Still, up a game, knowing what the top 8 would mean for me, I couldn’t just give that up. I told him if he won the next game, we could draw, and I mostly
hoped he would.
So he won, and we drew. Afterward, people told us what a horrible EV decision it was, about how Justin might have been able to make it in with a loss, or
whatever else. I don’t think either of us thinks any of that matters at all. We definitely didn’t know exactly what a win, loss, or draw would mean for
each of us, but most likely, we were in with a win, out with a loss, and had a chance with a draw. Neither of us wanted to be the one to take that chance
away from the other, and we both wanted to share the top 8 more than anything.

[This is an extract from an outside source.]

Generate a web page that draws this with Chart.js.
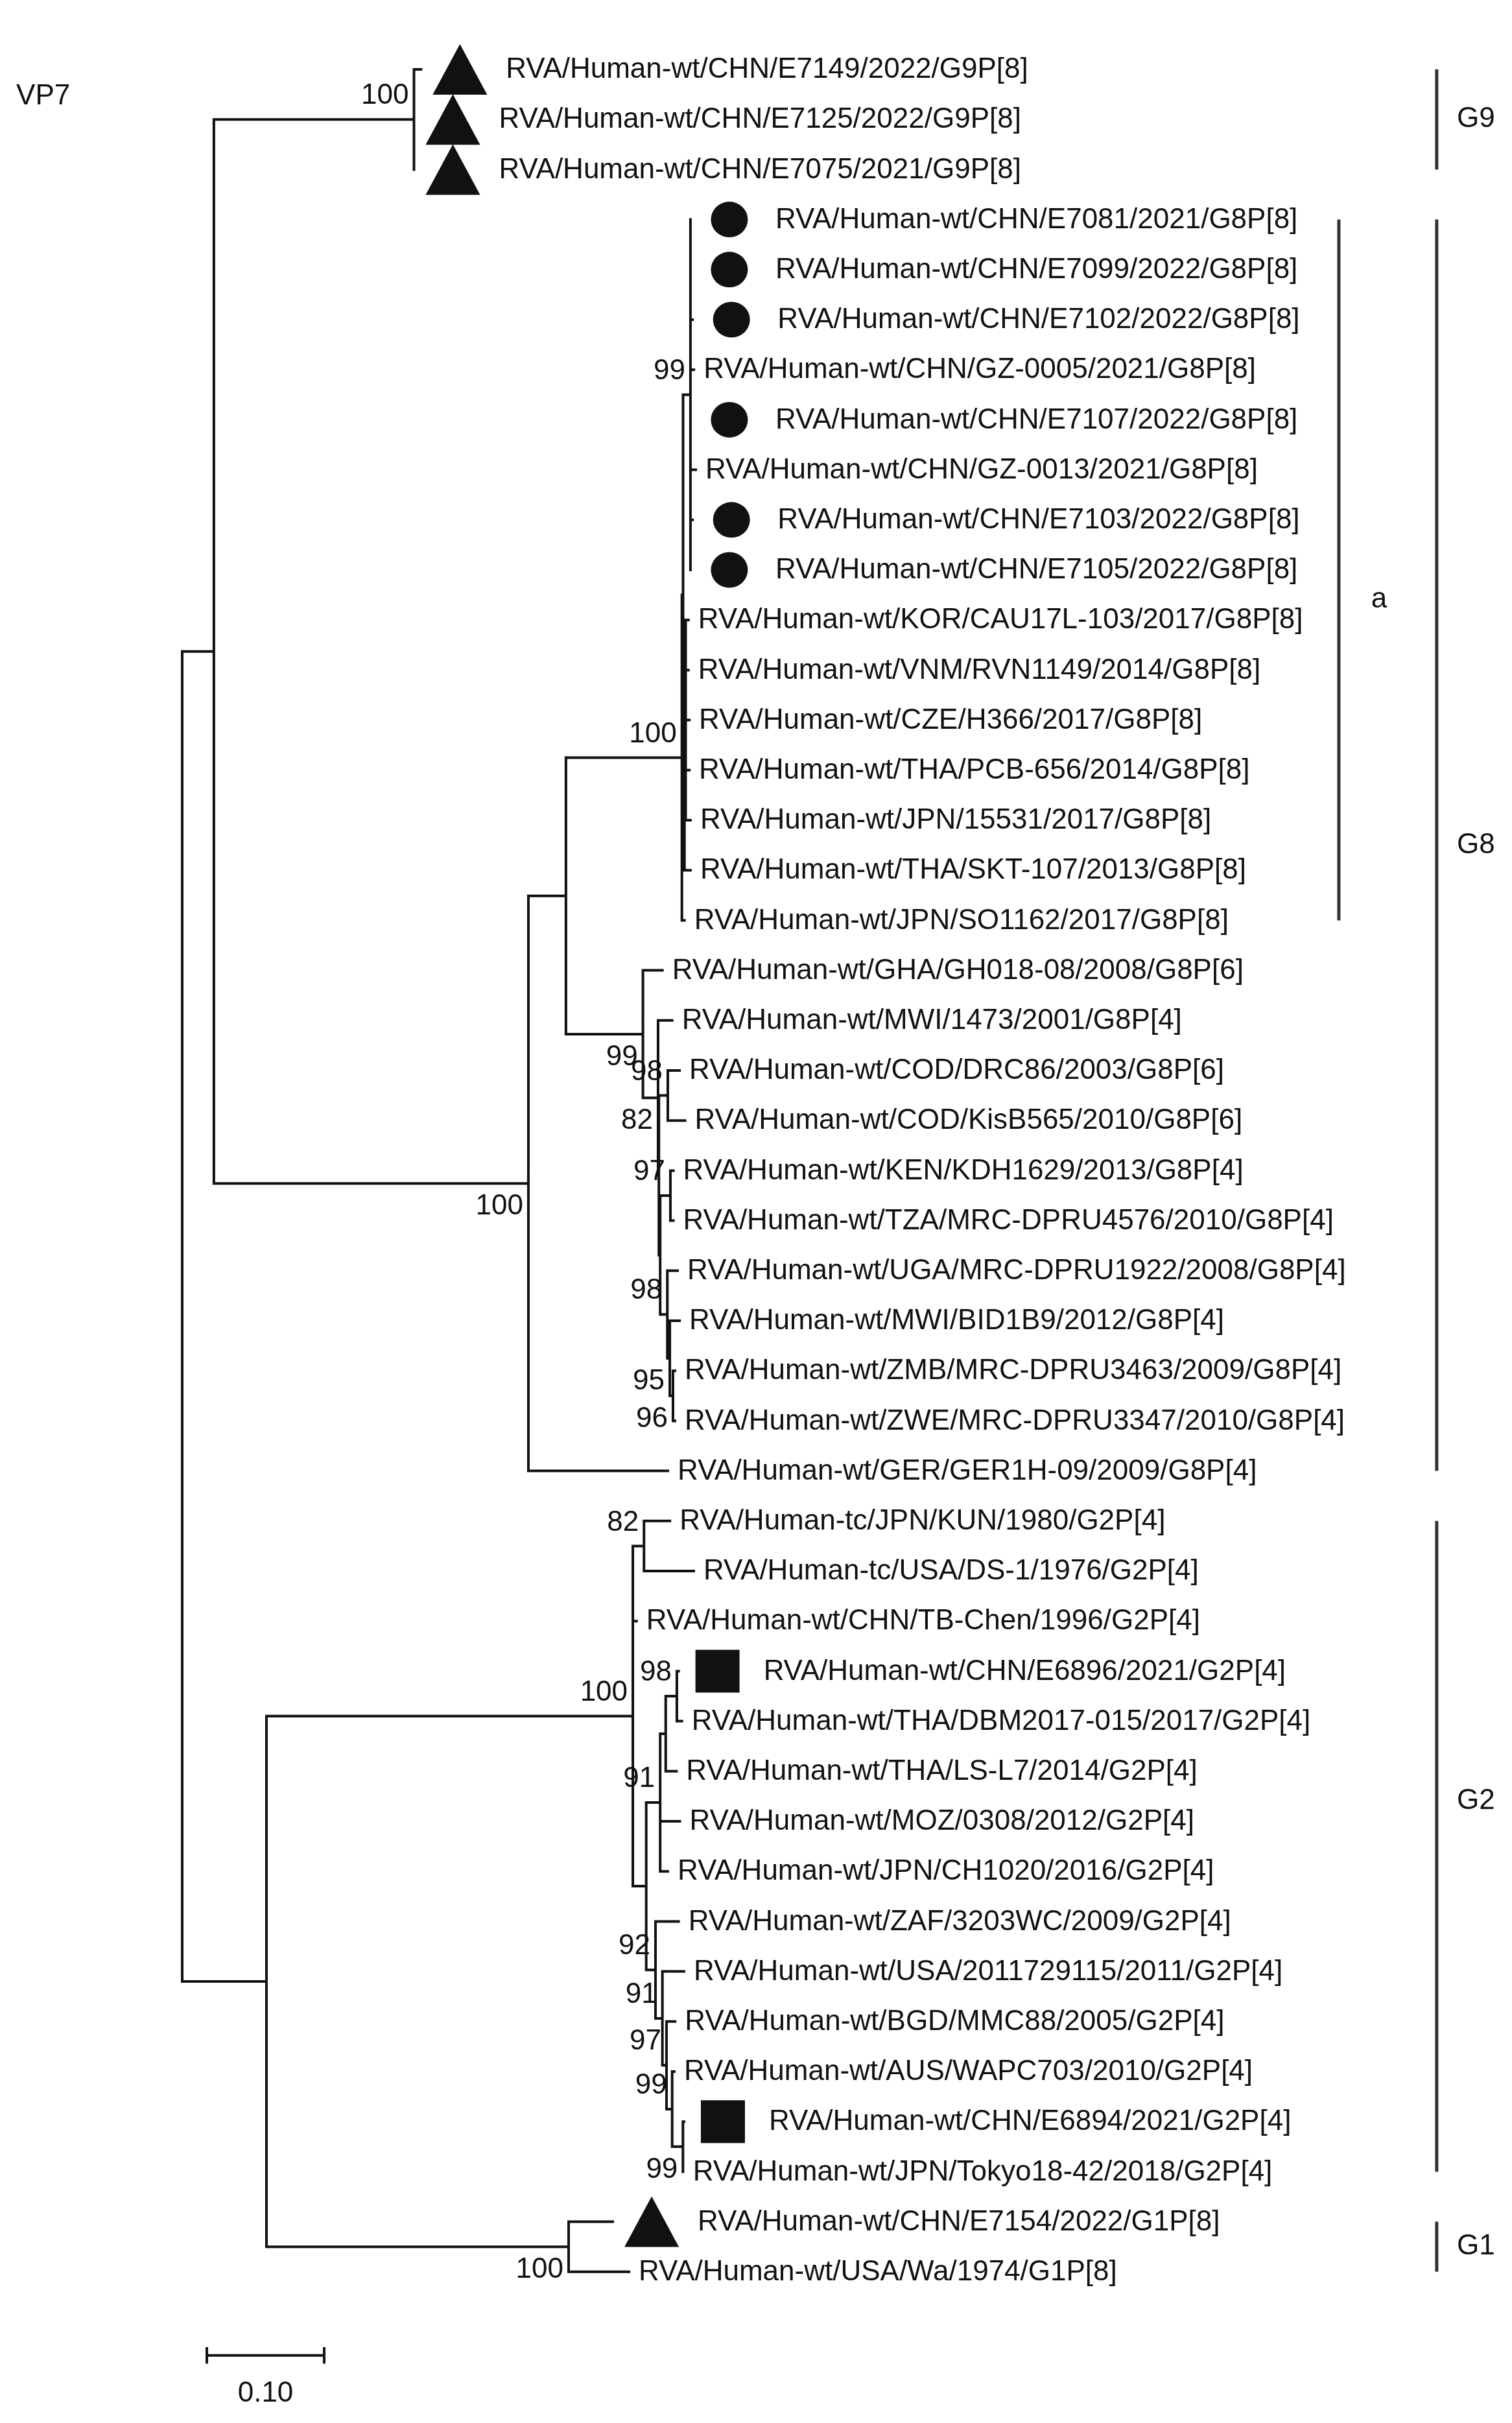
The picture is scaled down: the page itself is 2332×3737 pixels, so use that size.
<!DOCTYPE html>
<html>
<head>
<meta charset="utf-8">
<title>VP7 tree</title>
<script src="https://cdn.jsdelivr.net/npm/chart.js@4.4.0/dist/chart.umd.min.js"></script>
<style>
  html, body { margin: 0; padding: 0; background: #fff; }
  canvas { display: block; }
</style>
</head>
<body>
<canvas id="vp7-tree" width="2332" height="3737"></canvas>
<script>
//
// VP7 tree
//

// Leaves, top to bottom (row = index + 1)
var leafNames = [
	'RVA/Human-wt/CHN/E7149/2022/G9P[8]',
	'RVA/Human-wt/CHN/E7125/2022/G9P[8]',
	'RVA/Human-wt/CHN/E7075/2021/G9P[8]',
	'RVA/Human-wt/CHN/E7081/2021/G8P[8]',
	'RVA/Human-wt/CHN/E7099/2022/G8P[8]',
	'RVA/Human-wt/CHN/E7102/2022/G8P[8]',
	'RVA/Human-wt/CHN/GZ-0005/2021/G8P[8]',
	'RVA/Human-wt/CHN/E7107/2022/G8P[8]',
	'RVA/Human-wt/CHN/GZ-0013/2021/G8P[8]',
	'RVA/Human-wt/CHN/E7103/2022/G8P[8]',
	'RVA/Human-wt/CHN/E7105/2022/G8P[8]',
	'RVA/Human-wt/KOR/CAU17L-103/2017/G8P[8]',
	'RVA/Human-wt/VNM/RVN1149/2014/G8P[8]',
	'RVA/Human-wt/CZE/H366/2017/G8P[8]',
	'RVA/Human-wt/THA/PCB-656/2014/G8P[8]',
	'RVA/Human-wt/JPN/15531/2017/G8P[8]',
	'RVA/Human-wt/THA/SKT-107/2013/G8P[8]',
	'RVA/Human-wt/JPN/SO1162/2017/G8P[8]',
	'RVA/Human-wt/GHA/GH018-08/2008/G8P[6]',
	'RVA/Human-wt/MWI/1473/2001/G8P[4]',
	'RVA/Human-wt/COD/DRC86/2003/G8P[6]',
	'RVA/Human-wt/COD/KisB565/2010/G8P[6]',
	'RVA/Human-wt/KEN/KDH1629/2013/G8P[4]',
	'RVA/Human-wt/TZA/MRC-DPRU4576/2010/G8P[4]',
	'RVA/Human-wt/UGA/MRC-DPRU1922/2008/G8P[4]',
	'RVA/Human-wt/MWI/BID1B9/2012/G8P[4]',
	'RVA/Human-wt/ZMB/MRC-DPRU3463/2009/G8P[4]',
	'RVA/Human-wt/ZWE/MRC-DPRU3347/2010/G8P[4]',
	'RVA/Human-wt/GER/GER1H-09/2009/G8P[4]',
	'RVA/Human-tc/JPN/KUN/1980/G2P[4]',
	'RVA/Human-tc/USA/DS-1/1976/G2P[4]',
	'RVA/Human-wt/CHN/TB-Chen/1996/G2P[4]',
	'RVA/Human-wt/CHN/E6896/2021/G2P[4]',
	'RVA/Human-wt/THA/DBM2017-015/2017/G2P[4]',
	'RVA/Human-wt/THA/LS-L7/2014/G2P[4]',
	'RVA/Human-wt/MOZ/0308/2012/G2P[4]',
	'RVA/Human-wt/JPN/CH1020/2016/G2P[4]',
	'RVA/Human-wt/ZAF/3203WC/2009/G2P[4]',
	'RVA/Human-wt/USA/2011729115/2011/G2P[4]',
	'RVA/Human-wt/BGD/MMC88/2005/G2P[4]',
	'RVA/Human-wt/AUS/WAPC703/2010/G2P[4]',
	'RVA/Human-wt/CHN/E6894/2021/G2P[4]',
	'RVA/Human-wt/JPN/Tokyo18-42/2018/G2P[4]',
	'RVA/Human-wt/CHN/E7154/2022/G1P[8]',
	'RVA/Human-wt/USA/Wa/1974/G1P[8]'
];

// Distance from root to each leaf tip
var leafTips = [
	0.2035, 0.1975, 0.1975,
	0.4331, 0.4331, 0.4349, 0.4360, 0.4331, 0.4376, 0.4349, 0.4331,
	0.4314, 0.4314, 0.4321, 0.4321, 0.4331, 0.4331, 0.4280,
	0.4092, 0.4175, 0.4238, 0.4285, 0.4185, 0.4185, 0.4221, 0.4238, 0.4199, 0.4199,
	0.4138,
	0.4156, 0.4359, 0.3871, 0.4230, 0.4258, 0.4212, 0.4240, 0.4138,
	0.4230, 0.4276, 0.4200, 0.4193, 0.4276, 0.4270,
	0.3669, 0.3807
];

// Study strains: tri = G9/G1, dot = G8, sq = G2
var leafMarkers = [
	'tri', 'tri', 'tri',
	'dot', 'dot', 'dot', '', 'dot', '', 'dot', 'dot',
	'', '', '', '', '', '', '',
	'', '', '', '', '', '', '', '', '', '',
	'',
	'', '', '', 'sq', '', '', '', '',
	'', '', '', '', 'sq', '',
	'tri', ''
];

// Internal nodes: numbers are leaf rows, strings are other nodes
var nodeNames = ['root', 'U', 'G9', 'G8', 'S', 'a', 'a1', 'c99', 'Q', 'Q1',
	'afr', 'B', 'C', 'cod', 'D', 'kt', 'E', 'F', 'Gn',
	'GG', 'G2', 'n82', 'L', 'n91', 'X', 'n98', 'n92', 'n91b', 'n97', 'n99a', 'n99b', 'G1'];

var nodeDist = [0, 0.027, 0.1975, 0.295, 0.327, 0.4258, 0.4268, 0.4331, 0.4280, 0.4290,
	0.3926, 0.4055, 0.4062, 0.4138, 0.4073, 0.4160, 0.4134, 0.4155, 0.4182,
	0.0718, 0.3840, 0.3935, 0.3954, 0.4073, 0.4120, 0.4215, 0.4033, 0.4092, 0.4127, 0.4175, 0.4267, 0.3293];

var nodeKids = [
	['U', 'GG'], ['G9', 'G8'], [1, 2, 3], ['S', 29], ['a', 'afr'],
	['a1', 18], ['c99', 'Q'], [4, 5, 6, 7, 8, 9, 10, 11], ['Q1', 17], [12, 13, 14, 15, 16],
	[19, 'B'], [20, 'C'], ['cod', 'D'], [21, 22], ['kt', 'E'], [23, 24], [25, 'F'], [26, 'Gn'], [27, 28],
	['G2', 'G1'], ['n82', 32, 'L'], [30, 31], ['n91', 'n92'], ['X', 36, 37], ['n98', 35], [33, 34],
	[38, 'n91b'], [39, 'n97'], [40, 'n99a'], [41, 'n99b'], [42, 43], [44, 45]
];

// Bootstrap values (0 = not shown)
var nodeSupport = [0, 0, 100, 100, 0, 100, 0, 99, 0, 0,
	99, 82, 0, 98, 0, 97, 98, 95, 96,
	0, 100, 82, 0, 91, 0, 98, 92, 91, 97, 99, 99, 100];

// Bootstrap values printed under the branch instead of above it
var supportBelow = ['G8', 'afr', 'B', 'F', 'Gn', 'n99b', 'G1'];

// Genotype / lineage bars on the right
var cladeNames = ['G9', 'G8', 'a', 'G2', 'G1'];
var cladeFirst = [1, 4, 4, 30, 44];
var cladeLast = [3, 29, 18, 43, 45];
var cladeLabelRow = [2, 16.5, 11.6, 35.6, 44.5];
var cladeInner = [false, false, true, false, false];

var scaleBarLength = 0.10;
var scaleBarLabel = '0.10';
var treeTitle = 'VP7';


//
// Methods
//

var FONT = '44px "Liberation Sans", Arial, sans-serif';
var INK = '#111';

function nodeIndex(ref) {
	return nodeNames.indexOf(ref);
}

function rowOf(ref) {
	if (typeof ref === 'number') return ref;
	var kids = nodeKids[nodeIndex(ref)];
	return (rowOf(kids[0]) + rowOf(kids[kids.length - 1])) / 2;
}

function distOf(ref) {
	if (typeof ref === 'number') return leafTips[ref - 1];
	return nodeDist[nodeIndex(ref)];
}

// Rectangular branches, broken with null points
function branchPoints() {
	var pts = [];
	nodeNames.forEach(function(name, k) {
		var kids = nodeKids[k];
		var x0 = nodeDist[k];
		var ys = kids.map(rowOf);
		pts.push({x: x0, y: ys[0]}, {x: x0, y: ys[ys.length - 1]}, {x: x0, y: null});
		kids.forEach(function(c, j) {
			pts.push({x: x0, y: ys[j]}, {x: distOf(c), y: ys[j]}, {x: x0, y: null});
		});
	});
	return pts;
}

function cladeBarPoints(inner) {
	var pts = [];
	cladeNames.forEach(function(name, i) {
		if (cladeInner[i] !== inner) return;
		var bx = inner ? 0.9856 : 1.069;
		pts.push({x: bx, y: cladeFirst[i]}, {x: bx, y: cladeLast[i]}, {x: bx, y: null});
	});
	return pts;
}

function scaleBarPoints() {
	var x0 = 0.021, x1 = x0 + scaleBarLength, yb = 46.67, t = 0.14;
	return [
		{x: x0, y: yb}, {x: x1, y: yb}, {x: x0, y: null},
		{x: x0, y: yb - t}, {x: x0, y: yb + t}, {x: x0, y: null},
		{x: x1, y: yb - t}, {x: x1, y: yb + t}
	];
}

function drawMarker(ctx, kind, cx, cy) {
	ctx.beginPath();
	if (kind === 'tri') {
		ctx.moveTo(cx, cy - 39);
		ctx.lineTo(cx + 42, cy + 39);
		ctx.lineTo(cx - 42, cy + 39);
		ctx.closePath();
	} else if (kind === 'dot') {
		ctx.ellipse(cx, cy, 28.5, 27.5, 0, 0, Math.PI * 2);
	} else if (kind === 'sq') {
		ctx.rect(cx - 34, cy - 33, 68, 66);
	}
	ctx.fill();
}

// Labels, markers, bootstrap values and annotations
var treeText = {
	id: 'treeText',
	afterDatasetsDraw: function(chart) {
		var ctx = chart.ctx;
		var x = chart.scales.x;
		var y = chart.scales.y;

		ctx.save();
		ctx.font = FONT;
		ctx.fillStyle = INK;
		ctx.textBaseline = 'middle';
		ctx.textAlign = 'left';

		// Leaf names and markers
		leafNames.forEach(function(name, i) {
			var px = x.getPixelForValue(leafTips[i]);
			var py = y.getPixelForValue(i + 1);
			var m = leafMarkers[i];
			if (m) {
				drawMarker(ctx, m, px + 60, py);
				ctx.fillText(name, px + 131, py + 1);
			} else {
				ctx.fillText(name, px + 15, py + 1);
			}
		});

		// Bootstrap values
		ctx.textAlign = 'right';
		nodeNames.forEach(function(name, k) {
			if (!nodeSupport[k]) return;
			var px = x.getPixelForValue(nodeDist[k]) - 8;
			var py = y.getPixelForValue(rowOf(name));
			py += supportBelow.indexOf(name) >= 0 ? 36 : -36;
			ctx.fillText(String(nodeSupport[k]), px, py);
		});

		// Clade names
		cladeNames.forEach(function(name, i) {
			var py = y.getPixelForValue(cladeLabelRow[i]);
			if (cladeInner[i]) {
				ctx.textAlign = 'center';
				ctx.fillText(name, x.getPixelForValue(1.0199), py);
			} else {
				ctx.textAlign = 'left';
				ctx.fillText(name, x.getPixelForValue(1.0862), py);
			}
		});

		// Scale bar label and title
		ctx.textAlign = 'center';
		ctx.fillText(scaleBarLabel, x.getPixelForValue(0.021 + scaleBarLength / 2), y.getPixelForValue(47.43));
		ctx.textAlign = 'left';
		ctx.fillText(treeTitle, x.getPixelForValue(-0.1414), y.getPixelForValue(1.54));

		ctx.restore();
	}
};

var lineStyle = {
	showLine: true,
	spanGaps: false,
	pointRadius: 0,
	pointHoverRadius: 0,
	borderCapStyle: 'square',
	tension: 0
};

// Init chart
var treeChart = new Chart(document.getElementById('vp7-tree'), {
	type: 'scatter',
	data: {
		datasets: [
			Object.assign({label: 'branches', data: branchPoints(), borderColor: INK, borderWidth: 4}, lineStyle),
			Object.assign({label: 'genotypes', data: cladeBarPoints(false), borderColor: '#333', borderWidth: 5, borderCapStyle: 'butt'}, lineStyle, {borderCapStyle: 'butt'}),
			Object.assign({label: 'lineage', data: cladeBarPoints(true), borderColor: '#333', borderWidth: 5}, lineStyle, {borderCapStyle: 'butt'}),
			Object.assign({label: 'scale', data: scaleBarPoints(), borderColor: INK, borderWidth: 4}, lineStyle)
		]
	},
	options: {
		responsive: false,
		devicePixelRatio: 1,
		animation: false,
		events: [],
		layout: {padding: 0},
		plugins: {
			legend: {display: false},
			tooltip: {enabled: false}
		},
		scales: {
			x: {type: 'linear', display: false, min: -0.15525, max: 1.13315},
			y: {type: 'linear', display: false, reverse: true, min: -0.386, max: 48.021}
		}
	},
	plugins: [treeText]
});
</script>
</body>
</html>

This Pro Tour had really been about our friendship more than anything else–I’d chosen not to work with The Pantheon so that I could try to help Matt and
Justin qualify for Pro Tour Dragons of Tarkir in San Jose, and so that I could help them prepare for this Pro Tour. We’d spent weeks preparing together,
and for both of us, it reminded us of times in the past when we’d spent weeks working together on something–In 2006, he and I traveled all over the
country together playing Dreamblade, a short lived WOTC game, together, and spent most of our downtime preparing for tournaments with each other, and more
recently, we’d gone to Irvine together as a team to do some consulting work for Cryptozoic, and we’ve always worked really well together. Being put in the
position of directly weighing our friendship and the importance of his success against one of the most important moments in my life for reaching my highest
goal, to someday make the Magic Hall of Fame, really helped appreciate how important that is. And despite losing for top 8 to Jesse Hampton, learning that
Justin had won, it felt like everything went as well as it could if we hadn’t drawn. I had no regrets, and I was just happy for Justin.
I don’t know exactly who I’m going to work with for Pro Tour Dragons of Tarkir, but I know I’ll work with Justin, and I know I’ll work with him for
Memphis, and Miami, and Cleveland, and… life is good.